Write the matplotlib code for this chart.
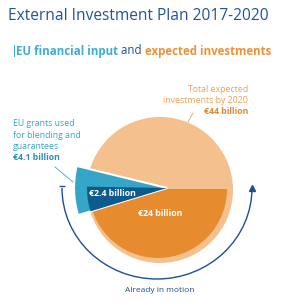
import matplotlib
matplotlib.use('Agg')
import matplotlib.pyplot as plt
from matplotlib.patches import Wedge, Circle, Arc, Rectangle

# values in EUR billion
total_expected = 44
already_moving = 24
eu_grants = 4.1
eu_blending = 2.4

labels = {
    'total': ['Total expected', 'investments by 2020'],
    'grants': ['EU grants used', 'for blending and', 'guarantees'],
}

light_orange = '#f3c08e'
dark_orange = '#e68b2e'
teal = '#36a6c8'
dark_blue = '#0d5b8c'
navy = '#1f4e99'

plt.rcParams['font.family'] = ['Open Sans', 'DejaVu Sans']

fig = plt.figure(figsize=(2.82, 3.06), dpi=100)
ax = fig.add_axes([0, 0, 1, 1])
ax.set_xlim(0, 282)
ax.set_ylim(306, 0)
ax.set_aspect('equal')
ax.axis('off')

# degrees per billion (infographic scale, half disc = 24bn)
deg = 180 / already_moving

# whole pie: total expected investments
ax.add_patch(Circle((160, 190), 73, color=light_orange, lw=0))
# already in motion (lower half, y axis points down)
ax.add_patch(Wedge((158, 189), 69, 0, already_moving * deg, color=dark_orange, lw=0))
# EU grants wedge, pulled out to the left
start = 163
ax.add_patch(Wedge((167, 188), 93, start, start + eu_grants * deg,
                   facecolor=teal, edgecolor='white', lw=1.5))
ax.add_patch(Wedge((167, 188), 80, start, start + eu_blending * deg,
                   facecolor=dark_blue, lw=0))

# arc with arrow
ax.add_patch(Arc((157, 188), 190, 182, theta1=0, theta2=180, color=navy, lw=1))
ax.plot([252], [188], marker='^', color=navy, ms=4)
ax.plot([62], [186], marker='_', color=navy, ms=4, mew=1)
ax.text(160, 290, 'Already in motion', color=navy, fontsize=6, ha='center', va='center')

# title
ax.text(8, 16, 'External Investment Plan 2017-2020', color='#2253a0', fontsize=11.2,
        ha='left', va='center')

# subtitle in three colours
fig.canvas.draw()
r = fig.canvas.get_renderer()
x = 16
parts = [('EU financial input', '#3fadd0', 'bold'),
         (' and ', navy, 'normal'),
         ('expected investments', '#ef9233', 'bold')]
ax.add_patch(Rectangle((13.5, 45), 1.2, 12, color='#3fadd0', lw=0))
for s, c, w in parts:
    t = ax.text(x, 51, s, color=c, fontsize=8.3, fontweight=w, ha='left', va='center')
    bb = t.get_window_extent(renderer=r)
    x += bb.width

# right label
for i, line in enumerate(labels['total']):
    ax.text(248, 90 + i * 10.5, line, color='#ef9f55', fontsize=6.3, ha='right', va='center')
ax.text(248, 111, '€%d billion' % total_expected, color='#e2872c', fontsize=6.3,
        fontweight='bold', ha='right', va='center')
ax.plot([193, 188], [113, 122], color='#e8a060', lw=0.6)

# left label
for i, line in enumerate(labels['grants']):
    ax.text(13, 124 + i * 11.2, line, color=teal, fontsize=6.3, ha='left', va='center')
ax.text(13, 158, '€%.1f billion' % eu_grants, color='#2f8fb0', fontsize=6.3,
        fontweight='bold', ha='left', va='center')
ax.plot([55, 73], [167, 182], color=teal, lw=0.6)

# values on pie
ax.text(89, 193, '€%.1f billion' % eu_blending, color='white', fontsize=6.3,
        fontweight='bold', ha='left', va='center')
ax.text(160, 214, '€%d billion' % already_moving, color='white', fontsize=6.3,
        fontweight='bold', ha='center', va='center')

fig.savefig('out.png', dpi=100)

—————

AIM OF THE EXERCISE: Every line that holds the word "matplotlib" should be extracted.

PROBLEM SOLUTION:
Write the matplotlib code for this chart.
import matplotlib
matplotlib.use('Agg')
import matplotlib.pyplot as plt
from matplotlib.patches import Wedge, Circle, Arc, Rectangle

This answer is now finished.